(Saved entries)
• • • •

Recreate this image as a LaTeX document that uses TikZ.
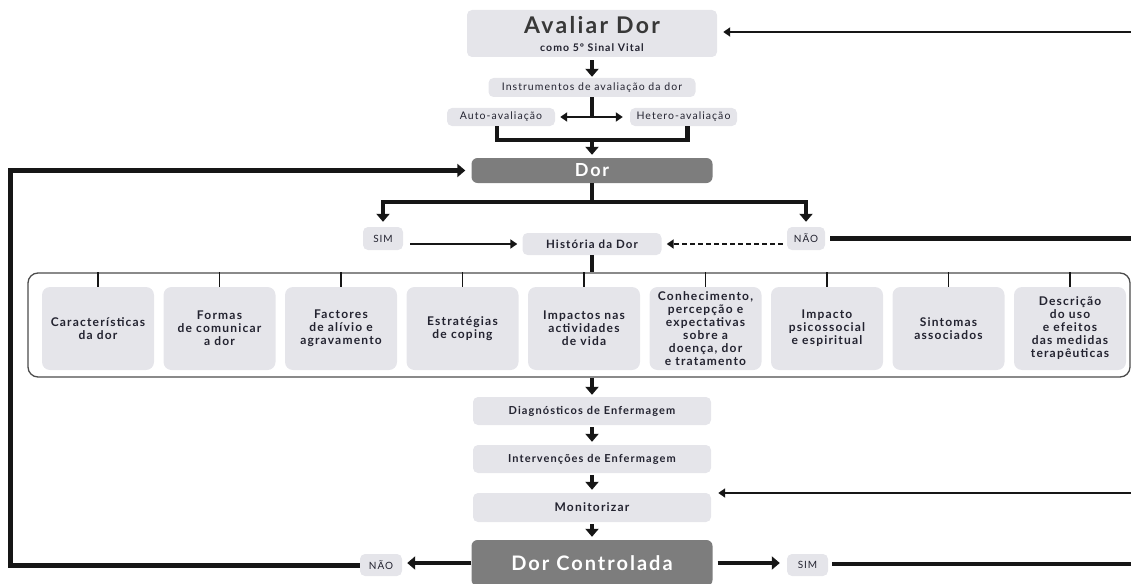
\documentclass[tikz,border=0pt]{standalone}
\usepackage{fontspec}
\setmainfont{Lato}[LetterSpace=10.0]
\usepackage{xcolor}
\usetikzlibrary{arrows.meta, positioning}

\definecolor{boxgrey}{RGB}{229,229,234}
\definecolor{darkgrey}{RGB}{125,125,125}
\definecolor{inkline}{RGB}{22,22,22}
\definecolor{inktext}{RGB}{35,35,48}

\begin{document}
\begin{tikzpicture}[x=1pt, y=-1pt,
  lightbox/.style={fill=boxgrey, rounded corners=5pt, text=inktext, inner sep=0pt, align=center,
    font=\bfseries\fontsize{11}{13}\selectfont},
  plainbox/.style={lightbox, font=\fontsize{10.5}{12}\selectfont},
  tagbox/.style={lightbox, font=\fontsize{10}{11}\selectfont, minimum width=40pt, minimum height=23pt},
  colbox/.style={lightbox, rounded corners=8pt, minimum width=112pt, minimum height=83pt,
    font=\bfseries\fontsize{12}{13}\selectfont},
  darkbox/.style={fill=darkgrey, rounded corners=6pt, text=white, inner sep=0pt},
  thickline/.style={draw=inkline, line width=4.5pt},
  thickarrow/.style={thickline, -{Triangle[length=8pt,width=13pt]}},
  thinarrow/.style={draw=inkline, line width=2.6pt, -{Triangle[length=7pt,width=9pt]}},
  dblarrow/.style={draw=inkline, line width=2.6pt, {Triangle[length=7pt,width=9pt]}-{Triangle[length=7pt,width=9pt]}},
  dasharrow/.style={thinarrow, dashed, dash pattern=on 5pt off 3pt},
  tick/.style={draw=inkline, line width=1.8pt},
]
  \useasboundingbox (0,0) rectangle (1131,583);
  \clip (0,0) rectangle (1131,583);

  \node[lightbox, minimum width=250pt, minimum height=47pt] (avaliar) at (592,33.5)
    {{\fontsize{23}{23}\selectfont\color{black!78} Avaliar Dor}\\[5pt]{\fontsize{10.5}{11}\selectfont como 5º Sinal Vital}};
  \node[plainbox, minimum width=207pt, minimum height=19pt] (instr) at (592,87.5) {Instrumentos de avaliação da dor};
  \node[plainbox, minimum width=108pt, minimum height=18pt] (auto) at (501,117) {Auto-avaliação};
  \node[plainbox, minimum width=107pt, minimum height=18pt] (hetero) at (683.5,117) {Hetero-avaliação};
  \node[darkbox, minimum width=241pt, minimum height=25pt, font=\bfseries\fontsize{18}{18}\selectfont] (dor) at (592,170.5) {Dor};

  \node[tagbox] (sim1) at (383,238.5) {SIM};
  \node[tagbox, minimum width=38pt] (nao1) at (806,238.5) {NÃO};
  \node[lightbox, minimum width=139pt, minimum height=22pt, font=\bfseries\fontsize{11.5}{13}\selectfont] (hist) at (592,244) {História da Dor};

  \node[draw=black!70, line width=1.3pt, rounded corners=10pt, minimum width=1102pt, minimum height=104pt] (frame) at (579,325) {};
  \foreach \txt [count=\i] in {{Características\\da dor}, {Formas\\de comunicar\\a dor}, {Factores\\de alívio e\\agravamento},
      {Estratégias\\de coping}, {Impactos nas\\actividades\\de vida},
      {Conhecimento,\\percepção e\\expectativas\\sobre a\\doença, dor\\e tratamento},
      {Impacto\\psicossocial\\e espiritual}, {Sintomas\\associados},
      {Descrição\\do uso\\e efeitos\\das medidas\\terapêuticas}}
    \node[colbox] (b\i) at ({98+121.5*(\i-1)},328.5) {\txt};

  \node[lightbox, minimum width=238pt, minimum height=28pt] (diag) at (592,411) {Diagnósticos de Enfermagem};
  \node[lightbox, minimum width=238pt, minimum height=28pt] (interv) at (592,459) {Intervenções de Enfermagem};
  \node[lightbox, minimum width=238pt, minimum height=29pt, font=\bfseries\fontsize{12}{13}\selectfont] (monit) at (592,507.5) {Monitorizar};
  \node[darkbox, minimum width=241pt, minimum height=46pt, font=\bfseries\fontsize{20}{20}\selectfont] (ctrl) at (592,563) {Dor Controlada};
  \node[tagbox, minimum width=42pt, minimum height=22pt] (nao2) at (381,565) {NÃO};
  \node[tagbox, minimum width=41pt, minimum height=22pt] (sim2) at (807.5,565) {SIM};

  \coordinate (rA) at (1131,32);
  \coordinate (rN) at (1131,238);
  \coordinate (rM) at (1131,493);
  \coordinate (rS) at (1131,564);
  \coordinate (lft) at (10,170.5);
  \coordinate (merge) at (592,140);
  \coordinate (split) at (592,202);

  \draw[thinarrow, shorten >=6pt] (rA) -- (rA -| avaliar.east);
  \draw[thickarrow, shorten <=3pt, shorten >=1pt] (avaliar) -- (instr);
  \draw[thickline] (instr.south) -- (instr.south |- auto.east);
  \draw[dblarrow, shorten <=5pt, shorten >=7pt] (auto.east) -- (hetero.west);
  \draw[thickline] ([xshift=-4pt]auto.south) |- (merge) -| ([xshift=4pt]hetero.south);
  \draw[thickarrow, shorten >=3pt] (merge) -- (dor);
  \draw[thickarrow, line width=5pt, shorten >=6pt] (nao2.west) -| (lft) -- (dor.west);

  \draw[thickline] (dor) -- (split);
  \draw[thickarrow, shorten >=5pt] (split) -| (sim1);
  \draw[thickarrow, shorten >=5pt] (split) -| (nao1);
  \draw[thinarrow, shorten <=7pt, shorten >=5pt] (sim1.east |- hist) -- (hist.west);
  \draw[dasharrow, shorten <=4pt, shorten >=5pt] (nao1.west |- hist) -- (hist.east);
  \draw[thickline, shorten <=5pt] (nao1.east) -- (nao1.east -| rN);

  \draw[thickline] (hist) -- (hist.south |- frame.north);
  \foreach \i in {1,...,9}
    \draw[tick] (frame.north -| b\i) -- (b\i);

  \draw[thickarrow, shorten >=2pt] (frame.south -| diag) -- (diag);
  \draw[thickarrow, shorten <=2pt, shorten >=3pt] (diag) -- (interv);
  \draw[thickarrow, shorten <=2pt, shorten >=3pt] (interv) -- (monit);
  \draw[thinarrow, shorten >=7pt] (rM) -- (rM -| monit.east);
  \draw[thickarrow, shorten <=2pt, shorten >=3pt] (monit) -- (ctrl);
  \draw[thickarrow, shorten >=5pt] (ctrl.west) -- (ctrl.west -| nao2.east);
  \draw[thickarrow, shorten <=5pt, shorten >=7pt] (ctrl.east) -- (ctrl.east -| sim2.west);
  \draw[thickline, shorten <=4pt] (sim2.east |- rS) -- (rS);
\end{tikzpicture}
\end{document}
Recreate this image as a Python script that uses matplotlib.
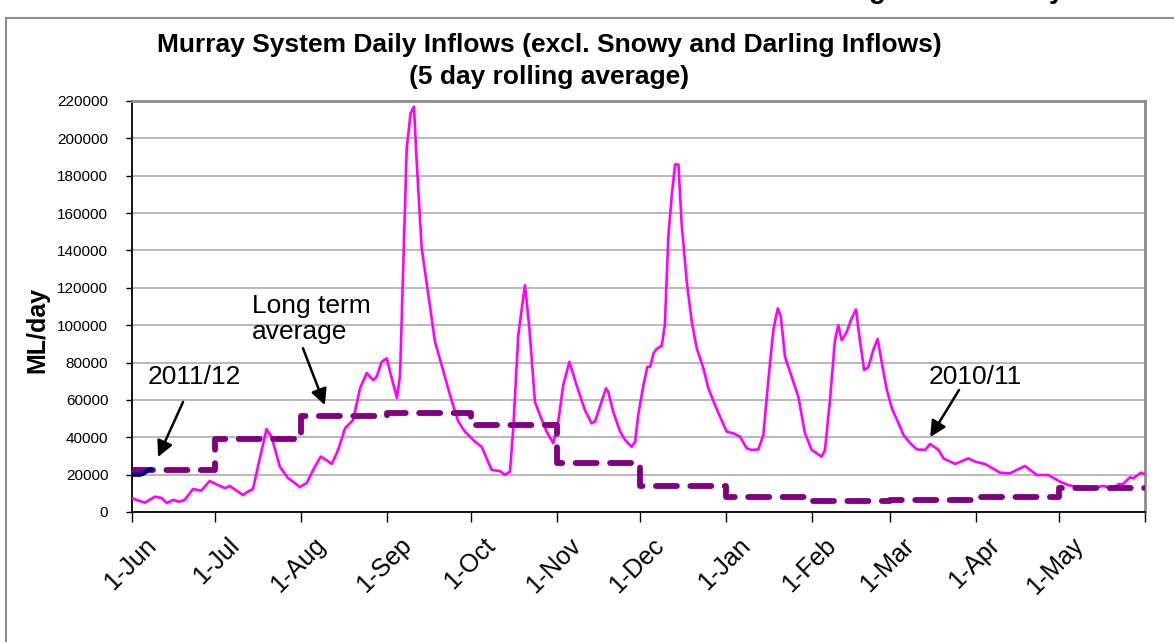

• • • •

Exercise task
Go through the material above and print all of it exactly, except the pictures.

Finished exercise
Recreate this image as a LaTeX document that uses TikZ.
\documentclass[tikz,border=0pt]{standalone}
\usepackage{fontspec}
\setmainfont{Lato}[LetterSpace=10.0]
\usepackage{xcolor}
\usetikzlibrary{arrows.meta, positioning}

\definecolor{boxgrey}{RGB}{229,229,234}
\definecolor{darkgrey}{RGB}{125,125,125}
\definecolor{inkline}{RGB}{22,22,22}
\definecolor{inktext}{RGB}{35,35,48}

\begin{document}
\begin{tikzpicture}[x=1pt, y=-1pt,
  lightbox/.style={fill=boxgrey, rounded corners=5pt, text=inktext, inner sep=0pt, align=center,
    font=\bfseries\fontsize{11}{13}\selectfont},
  plainbox/.style={lightbox, font=\fontsize{10.5}{12}\selectfont},
  tagbox/.style={lightbox, font=\fontsize{10}{11}\selectfont, minimum width=40pt, minimum height=23pt},
  colbox/.style={lightbox, rounded corners=8pt, minimum width=112pt, minimum height=83pt,
    font=\bfseries\fontsize{12}{13}\selectfont},
  darkbox/.style={fill=darkgrey, rounded corners=6pt, text=white, inner sep=0pt},
  thickline/.style={draw=inkline, line width=4.5pt},
  thickarrow/.style={thickline, -{Triangle[length=8pt,width=13pt]}},
  thinarrow/.style={draw=inkline, line width=2.6pt, -{Triangle[length=7pt,width=9pt]}},
  dblarrow/.style={draw=inkline, line width=2.6pt, {Triangle[length=7pt,width=9pt]}-{Triangle[length=7pt,width=9pt]}},
  dasharrow/.style={thinarrow, dashed, dash pattern=on 5pt off 3pt},
  tick/.style={draw=inkline, line width=1.8pt},
]
  \useasboundingbox (0,0) rectangle (1131,583);
  \clip (0,0) rectangle (1131,583);

  \node[lightbox, minimum width=250pt, minimum height=47pt] (avaliar) at (592,33.5)
    {{\fontsize{23}{23}\selectfont\color{black!78} Avaliar Dor}\\[5pt]{\fontsize{10.5}{11}\selectfont como 5º Sinal Vital}};
  \node[plainbox, minimum width=207pt, minimum height=19pt] (instr) at (592,87.5) {Instrumentos de avaliação da dor};
  \node[plainbox, minimum width=108pt, minimum height=18pt] (auto) at (501,117) {Auto-avaliação};
  \node[plainbox, minimum width=107pt, minimum height=18pt] (hetero) at (683.5,117) {Hetero-avaliação};
  \node[darkbox, minimum width=241pt, minimum height=25pt, font=\bfseries\fontsize{18}{18}\selectfont] (dor) at (592,170.5) {Dor};

  \node[tagbox] (sim1) at (383,238.5) {SIM};
  \node[tagbox, minimum width=38pt] (nao1) at (806,238.5) {NÃO};
  \node[lightbox, minimum width=139pt, minimum height=22pt, font=\bfseries\fontsize{11.5}{13}\selectfont] (hist) at (592,244) {História da Dor};

  \node[draw=black!70, line width=1.3pt, rounded corners=10pt, minimum width=1102pt, minimum height=104pt] (frame) at (579,325) {};
  \foreach \txt [count=\i] in {{Características\\da dor}, {Formas\\de comunicar\\a dor}, {Factores\\de alívio e\\agravamento},
      {Estratégias\\de coping}, {Impactos nas\\actividades\\de vida},
      {Conhecimento,\\percepção e\\expectativas\\sobre a\\doença, dor\\e tratamento},
      {Impacto\\psicossocial\\e espiritual}, {Sintomas\\associados},
      {Descrição\\do uso\\e efeitos\\das medidas\\terapêuticas}}
    \node[colbox] (b\i) at ({98+121.5*(\i-1)},328.5) {\txt};

  \node[lightbox, minimum width=238pt, minimum height=28pt] (diag) at (592,411) {Diagnósticos de Enfermagem};
  \node[lightbox, minimum width=238pt, minimum height=28pt] (interv) at (592,459) {Intervenções de Enfermagem};
  \node[lightbox, minimum width=238pt, minimum height=29pt, font=\bfseries\fontsize{12}{13}\selectfont] (monit) at (592,507.5) {Monitorizar};
  \node[darkbox, minimum width=241pt, minimum height=46pt, font=\bfseries\fontsize{20}{20}\selectfont] (ctrl) at (592,563) {Dor Controlada};
  \node[tagbox, minimum width=42pt, minimum height=22pt] (nao2) at (381,565) {NÃO};
  \node[tagbox, minimum width=41pt, minimum height=22pt] (sim2) at (807.5,565) {SIM};

  \coordinate (rA) at (1131,32);
  \coordinate (rN) at (1131,238);
  \coordinate (rM) at (1131,493);
  \coordinate (rS) at (1131,564);
  \coordinate (lft) at (10,170.5);
  \coordinate (merge) at (592,140);
  \coordinate (split) at (592,202);

  \draw[thinarrow, shorten >=6pt] (rA) -- (rA -| avaliar.east);
  \draw[thickarrow, shorten <=3pt, shorten >=1pt] (avaliar) -- (instr);
  \draw[thickline] (instr.south) -- (instr.south |- auto.east);
  \draw[dblarrow, shorten <=5pt, shorten >=7pt] (auto.east) -- (hetero.west);
  \draw[thickline] ([xshift=-4pt]auto.south) |- (merge) -| ([xshift=4pt]hetero.south);
  \draw[thickarrow, shorten >=3pt] (merge) -- (dor);
  \draw[thickarrow, line width=5pt, shorten >=6pt] (nao2.west) -| (lft) -- (dor.west);

  \draw[thickline] (dor) -- (split);
  \draw[thickarrow, shorten >=5pt] (split) -| (sim1);
  \draw[thickarrow, shorten >=5pt] (split) -| (nao1);
  \draw[thinarrow, shorten <=7pt, shorten >=5pt] (sim1.east |- hist) -- (hist.west);
  \draw[dasharrow, shorten <=4pt, shorten >=5pt] (nao1.west |- hist) -- (hist.east);
  \draw[thickline, shorten <=5pt] (nao1.east) -- (nao1.east -| rN);

  \draw[thickline] (hist) -- (hist.south |- frame.north);
  \foreach \i in {1,...,9}
    \draw[tick] (frame.north -| b\i) -- (b\i);

  \draw[thickarrow, shorten >=2pt] (frame.south -| diag) -- (diag);
  \draw[thickarrow, shorten <=2pt, shorten >=3pt] (diag) -- (interv);
  \draw[thickarrow, shorten <=2pt, shorten >=3pt] (interv) -- (monit);
  \draw[thinarrow, shorten >=7pt] (rM) -- (rM -| monit.east);
  \draw[thickarrow, shorten <=2pt, shorten >=3pt] (monit) -- (ctrl);
  \draw[thickarrow, shorten >=5pt] (ctrl.west) -- (ctrl.west -| nao2.east);
  \draw[thickarrow, shorten <=5pt, shorten >=7pt] (ctrl.east) -- (ctrl.east -| sim2.west);
  \draw[thickline, shorten <=4pt] (sim2.east |- rS) -- (rS);
\end{tikzpicture}
\end{document}
Recreate this image as a Python script that uses matplotlib.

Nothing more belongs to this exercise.